By understanding the world at its most basic level, we can better control it for society’s benefit. Even in the absence of technical spin-offs, Canadians owe it to themselves—and to the global community—to participate in this quest for knowledge of how our world really works.

Can you tell us about your proposal’s research agenda?

The CFI award will support the upgrade and expansion of the ATLAS-Canada Tier-1 Data Centre in Vancouver. The ATLAS experiment generates an enormous amount of data because it searches for extremely rare phenomena in the collisions of high-energy protons. The primary datasets exceed seven petabytes of data (seven million GB) per year and are augmented by a factor of 2-3 by secondary datasets.

All of these data must be reprocessed and analyzed multiple times, which presents a very significant computing challenge.
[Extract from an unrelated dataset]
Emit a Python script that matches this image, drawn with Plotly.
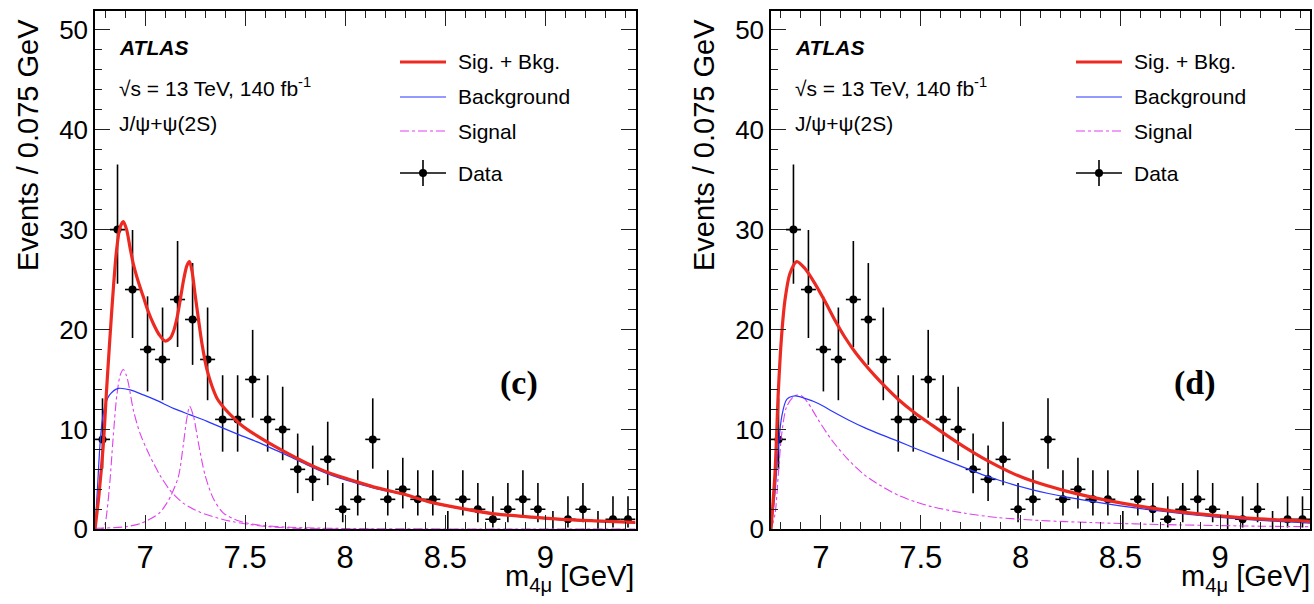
import plotly.graph_objects as go

# ---------------- data ----------------
bin_centers = [6.7875 + 0.075 * i for i in range(36)]
counts = [9, 30, 24, 18, 17, 23, 21, 17, 11, 11, 15, 11, 10, 6, 5, 7, 2, 3, 9,
          3, 4, 3, 3, 0, 3, 2, 1, 2, 3, 2, 0, 1, 2, 0, 1, 1]
err_hi = [4.11, 6.52, 5.96, 5.32, 5.20, 5.86, 5.65, 5.20, 4.42, 4.42, 4.96, 4.42, 4.27, 3.58,
          3.38, 3.77, 2.64, 2.92, 4.11, 2.92, 3.16, 2.92, 2.92, 1.84, 2.92, 2.64, 2.30, 2.64,
          2.92, 2.64, 1.84, 2.30, 2.64, 1.84, 2.30, 2.30]
err_lo = [2.93, 5.42, 4.85, 4.20, 4.08, 4.75, 4.54, 4.08, 3.23, 3.23, 3.83, 3.23, 3.09, 2.38,
          2.16, 2.58, 1.29, 1.63, 2.93, 1.63, 1.91, 1.63, 1.63, 0.0, 1.63, 1.29, 0.83, 1.29,
          1.63, 1.29, 0.0, 0.83, 1.29, 0.0, 0.83, 0.83]
half_bin = 0.0375

# panel (c) curves
c_sb_x = [6.75, 6.77, 6.792, 6.808, 6.825, 6.842, 6.858, 6.875, 6.891, 6.908, 6.925, 6.941,
          6.966, 6.991, 7.016, 7.041, 7.07, 7.1, 7.125, 7.142, 7.16, 7.176, 7.193, 7.209,
          7.222, 7.235, 7.25, 7.267, 7.285, 7.309, 7.335, 7.36, 7.393, 7.435, 7.477, 7.56,
          7.644, 7.727, 7.81, 7.894, 7.977, 8.06, 8.15, 8.295, 8.42, 8.58, 8.746, 8.913,
          9.08, 9.247, 9.45]
c_sb_y = [0, 3.5, 8.6, 14.0, 19.3, 24.2, 28.0, 30.2, 30.8, 30.0, 28.2, 26.6,
          24.8, 23.3, 21.8, 20.6, 19.5, 18.85, 19.1, 19.8, 21.2, 23.0, 25.0, 26.4,
          26.8, 25.8, 23.5, 21.0, 18.5, 16.0, 14.3, 13.1, 12.2, 11.3, 10.5, 9.35,
          8.35, 7.45, 6.6, 5.85, 5.25, 4.75, 4.2, 3.5, 2.75, 2.1, 1.55, 1.25,
          1.0, 0.85, 0.7]
c_bkg_x = [6.75, 6.762, 6.775, 6.787, 6.80, 6.825, 6.867, 6.925, 6.992, 7.058, 7.142, 7.226,
           7.31, 7.393, 7.477, 7.56, 7.644, 7.727, 7.81, 7.894, 7.977, 8.06, 8.15, 8.295,
           8.42, 8.58, 8.746, 8.913, 9.08, 9.247, 9.45]
c_bkg_y = [0, 4.0, 8.5, 11.0, 12.4, 13.5, 14.1, 13.95, 13.45, 12.9, 12.1, 11.45,
           10.8, 10.1, 9.4, 8.75, 8.0, 7.25, 6.45, 5.7, 5.1, 4.6, 4.1, 3.45,
           2.7, 2.05, 1.5, 1.2, 0.95, 0.8, 0.65]
c_sig1_x = [6.75, 6.79, 6.80, 6.81, 6.825, 6.84, 6.859, 6.877, 6.892, 6.905, 6.917, 6.942,
            6.975, 7.025, 7.075, 7.125, 7.192, 7.275, 7.359, 7.442, 7.56, 7.727, 8.0, 9.45]
c_sig1_y = [0, 0.1, 0.5, 1.8, 4.9, 9.0, 13.4, 15.5, 16.0, 15.5, 14.6, 11.9,
            9.6, 7.3, 5.4, 3.9, 2.6, 1.7, 1.15, 0.75, 0.38, 0.12, 0.03, 0.0]
c_sig2_x = [6.75, 6.9, 6.98, 7.07, 7.108, 7.13, 7.167, 7.192, 7.208, 7.223, 7.242, 7.267,
            7.30, 7.343, 7.393, 7.475, 7.56, 7.727, 8.0, 9.45]
c_sig2_y = [0.1, 0.25, 0.6, 1.6, 2.6, 3.4, 5.3, 8.6, 11.0, 12.3, 11.3, 8.6,
            5.4, 3.0, 1.6, 0.8, 0.45, 0.2, 0.08, 0.02]

# panel (d) curves
d_sb_x = [6.75, 6.77, 6.787, 6.804, 6.82, 6.845, 6.879, 6.92, 6.97, 7.021, 7.071, 7.121,
          7.171, 7.221, 7.271, 7.321, 7.388, 7.471, 7.555, 7.638, 7.722, 7.805, 7.889,
          7.972, 8.056, 8.224, 8.35, 8.5, 8.65, 8.8, 9.0, 9.2, 9.45]
d_sb_y = [0, 5.6, 13.9, 19.6, 22.95, 25.6, 26.8, 26.1, 24.6, 22.8, 20.9, 19.2,
          17.75, 16.5, 15.35, 14.3, 13.0, 11.65, 10.45, 9.3, 8.2, 7.2, 6.3,
          5.5, 4.85, 3.85, 3.25, 2.65, 2.15, 1.75, 1.35, 1.05, 0.8]
d_bkg_x = [6.75, 6.77, 6.787, 6.804, 6.829, 6.871, 6.92, 6.987, 7.054, 7.138, 7.221, 7.305,
           7.388, 7.471, 7.555, 7.638, 7.722, 7.805, 7.889, 7.972, 8.056, 8.14, 8.224,
           8.35, 8.5, 8.65, 8.8, 9.0, 9.2, 9.45]
d_bkg_y = [0, 3.6, 8.3, 11.3, 13.0, 13.35, 13.1, 12.6, 11.85, 10.95, 10.15, 9.45,
           8.8, 8.12, 7.45, 6.8, 6.15, 5.5, 4.93, 4.42, 3.97, 3.58, 3.25,
           2.82, 2.35, 1.95, 1.6, 1.2, 0.9, 0.62]
d_sig_x = [6.75, 6.77, 6.787, 6.804, 6.829, 6.871, 6.904, 6.937, 6.987, 7.054, 7.138, 7.221,
           7.305, 7.388, 7.471, 7.555, 7.722, 7.889, 8.056, 8.224, 8.35, 8.5, 8.65, 8.8,
           9.0, 9.2, 9.45]
d_sig_y = [0, 1.5, 5.6, 9.6, 12.3, 13.4, 13.35, 12.6, 10.95, 8.94, 6.94, 5.4,
           4.3, 3.4, 2.77, 2.27, 1.6, 1.17, 0.93, 0.77, 0.68, 0.58, 0.5, 0.44,
           0.37, 0.31, 0.26]

x_ticks = [7, 7.5, 8, 8.5, 9]
x_ticktext = ["7", "7.5", "8", "8.5", "9"]
y_ticks = [0, 10, 20, 30, 40, 50]
y_ticktext = ["0", "10", "20", "30", "40", "50"]

legend_labels = ["Sig. + Bkg.", "Background", "Signal", "Data"]
panel_labels = ["(c)", "(d)"]

# ---------------- style ----------------
W, H = 1314, 604
RED = "#ec2a22"
BLUE = "#2a36ff"
MAG = "#e040f0"
FONT = "Liberation Sans"

def px(x):
    return x / W

def py(y):
    return 1 - y / H

fig = go.Figure()

panels = [
    dict(xa="x", ya="y", curves=[(c_sig1_x, c_sig1_y), (c_sig2_x, c_sig2_y)],
         bkg=(c_bkg_x, c_bkg_y), sb=(c_sb_x, c_sb_y)),
    dict(xa="x2", ya="y2", curves=[(d_sig_x, d_sig_y)],
         bkg=(d_bkg_x, d_bkg_y), sb=(d_sb_x, d_sb_y)),
]

nz = [i for i, c in enumerate(counts) if c > 0]
zz = [i for i, c in enumerate(counts) if c == 0]

for p in panels:
    # zero bins: error bars only
    fig.add_trace(go.Scatter(
        x=[bin_centers[i] for i in zz], y=[counts[i] for i in zz], mode="markers",
        xaxis=p["xa"], yaxis=p["ya"], marker=dict(color="rgba(0,0,0,0)", size=1),
        error_y=dict(type="data", symmetric=False, array=[err_hi[i] for i in zz],
                     arrayminus=[err_lo[i] for i in zz], color="black", thickness=1.6, width=0),
        showlegend=False))
    fig.add_trace(go.Scatter(
        x=[bin_centers[i] for i in nz], y=[counts[i] for i in nz], mode="markers",
        xaxis=p["xa"], yaxis=p["ya"],
        marker=dict(color="black", size=8, symbol="circle"),
        error_y=dict(type="data", symmetric=False, array=[err_hi[i] for i in nz],
                     arrayminus=[err_lo[i] for i in nz], color="black", thickness=1.6, width=0),
        error_x=dict(type="constant", value=half_bin, color="black", thickness=1.6, width=0),
        showlegend=False))
    for cx, cy in p["curves"]:
        fig.add_trace(go.Scatter(x=cx, y=cy, mode="lines", xaxis=p["xa"], yaxis=p["ya"],
                                 line=dict(color=MAG, width=1.1, dash="dashdot", shape="spline",
                                           smoothing=0.8),
                                 showlegend=False))
    fig.add_trace(go.Scatter(x=p["bkg"][0], y=p["bkg"][1], mode="lines", xaxis=p["xa"],
                             yaxis=p["ya"], line=dict(color=BLUE, width=1.2, shape="spline",
                                                      smoothing=0.8),
                             showlegend=False))
    fig.add_trace(go.Scatter(x=p["sb"][0], y=p["sb"][1], mode="lines", xaxis=p["xa"],
                             yaxis=p["ya"], line=dict(color=RED, width=3.2, shape="spline",
                                                      smoothing=0.8),
                             showlegend=False))

x_dom = [[95 / W, 635.5 / W], [771 / W, 1310 / W]]
y_dom = [1 - 529.3 / H, 1 - 11 / H]

axis_common = dict(showline=True, linecolor="black", linewidth=1.5, mirror="ticks",
                   ticks="inside", ticklen=15, tickwidth=1.3, tickcolor="#222",
                   showgrid=False, zeroline=False, automargin=False)

for i, suf in enumerate(["", "2"]):
    fig.layout["xaxis" + suf] = dict(
        axis_common, domain=x_dom[i], range=[6.75, 9.45], tickvals=x_ticks,
        ticktext=x_ticktext, anchor="y" + suf,
        tickfont=dict(family=FONT, size=31, color="black"),
        minor=dict(ticks="inside", ticklen=7.5, dtick=0.1, tick0=6.7, tickwidth=1.1,
                   tickcolor="#222", showgrid=False))
    fig.layout["yaxis" + suf] = dict(
        axis_common, domain=y_dom, range=[0, 51.88], tickvals=y_ticks,
        ticktext=y_ticktext, anchor="x" + suf,
        tickfont=dict(family=FONT, size=26, color="black"),
        minor=dict(ticks="inside", ticklen=7.5, dtick=2, tick0=0, tickwidth=1.1,
                   tickcolor="#222", showgrid=False))

shapes = []
annotations = []
for i in range(2):
    dx = 0 if i == 0 else 676
    # header text
    annotations.append(dict(x=px(117 + dx), y=py(47), xref="paper", yref="paper",
                            text="<b><i>ATLAS</i></b>", showarrow=False, xanchor="left",
                            yanchor="middle", font=dict(family=FONT, size=21, color="black")))
    annotations.append(dict(x=px(117 + dx), y=py(87), xref="paper", yref="paper",
                            text="\u221as = 13 TeV, 140 fb<sup>-1</sup>", showarrow=False,
                            xanchor="left", yanchor="middle",
                            font=dict(family=FONT, size=21, color="black")))
    annotations.append(dict(x=px(117 + dx), y=py(124), xref="paper", yref="paper",
                            text="J/\u03c8+\u03c8(2S)", showarrow=False, xanchor="left",
                            yanchor="middle", font=dict(family=FONT, size=21, color="black")))
    # legend
    ys = [62, 97, 131, 173]
    styles = [dict(color=RED, width=3.2), dict(color=BLUE, width=1.2),
              dict(color=MAG, width=1.1, dash="dashdot"), dict(color="black", width=1.6)]
    for k in range(4):
        shapes.append(dict(type="line", xref="paper", yref="paper",
                           x0=px(400 + dx), x1=px(446 + dx), y0=py(ys[k]), y1=py(ys[k]),
                           line=styles[k]))
        annotations.append(dict(x=px(456 + dx), y=py(ys[k]), xref="paper", yref="paper",
                                text=legend_labels[k], showarrow=False, xanchor="left",
                                yanchor="middle",
                                font=dict(family=FONT, size=21, color="black")))
    shapes.append(dict(type="line", xref="paper", yref="paper", x0=px(423 + dx),
                       x1=px(423 + dx), y0=py(160), y1=py(186),
                       line=dict(color="black", width=1.6)))
    shapes.append(dict(type="circle", xref="paper", yref="paper", x0=px(419 + dx),
                       x1=px(427 + dx), y0=py(177), y1=py(169),
                       fillcolor="black", line=dict(color="black", width=0)))
    # panel label
    annotations.append(dict(x=px(519 + dx), y=py(383), xref="paper", yref="paper",
                            text="<b>" + panel_labels[i] + "</b>", showarrow=False,
                            xanchor="center", yanchor="middle",
                            font=dict(family="Liberation Serif", size=34, color="black")))
    # axis titles
    annotations.append(dict(x=px(28 + dx), y=py(145), xref="paper", yref="paper",
                            text="Events / 0.075 GeV", showarrow=False, textangle=-90,
                            xanchor="center", yanchor="middle",
                            font=dict(family=FONT, size=29, color="black")))
    annotations.append(dict(x=px(636 + dx), y=py(578), xref="paper", yref="paper",
                            text="m<sub>4\u03bc</sub> [GeV]", showarrow=False,
                            xanchor="right", yanchor="middle",
                            font=dict(family=FONT, size=29, color="black")))

fig.update_layout(width=W, height=H, margin=dict(l=0, r=0, t=0, b=0, autoexpand=False),
                  paper_bgcolor="white", plot_bgcolor="white",
                  shapes=shapes, annotations=annotations, showlegend=False)

fig.write_html("out.html")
The solution chosen is to build an international network of high-performance computing centres that are connected by high-speed networks, and process the data in an organized manner, essentially acting as one coordinated system.  

This Worldwide LHC Computing Grid (WLCG) is organized into multiple tiers that fulfill overlapping but different functions in a staged approach to the analysis. In particular, the Tier-1 layer stores a copy of the raw data from the experiments and reprocesses them when new information is available or better algorithms are developed.  

One of the 10 Tier-1 centres worldwide is in Vancouver, now at TRIUMF, but in the process of moving to SFU. The recent CFI grant is to replace aging equipment to ensure the system’s reliability, as well as to expand the centre to handle the ongoing data collection at CERN.

These new resources will help us analyze and mine the new data—as well as the old—to refine the searches for new physics phenomena beyond the Standard Model of particle physics.

How is your research innovative and cutting-edge, and why is it suitable for CFI funding?

Large-scale distributed computing has been used for years to attack problems such as, for example, the Search for Extraterrestrial Intelligence (SETI). The SETI-at-home program uses desktop computers in people’s homes and businesses to analyze data collected by radio telescopes. Analyzing ATLAS data requires a much more coordinated effort than the SETI project, so that the tools developed are more sophisticated.  

Of particular note is the enormous dataset that must be managed (hundreds of petabytes), which is unprecedented in large-scale distributed computing.

The tools developed by the WLCG to solve this challenge can be used to help attack the big data problems that are becoming more and more prevalent in society. The real innovation of the WLCG is its character as a data grid, not just a computational grid. What is learned in the grid environment can help develop the computing cloud that can be accessed by single users.

This type of tool development and deployment is perfect for public-sector funding because the benefits are important for improving the tools used by society at large.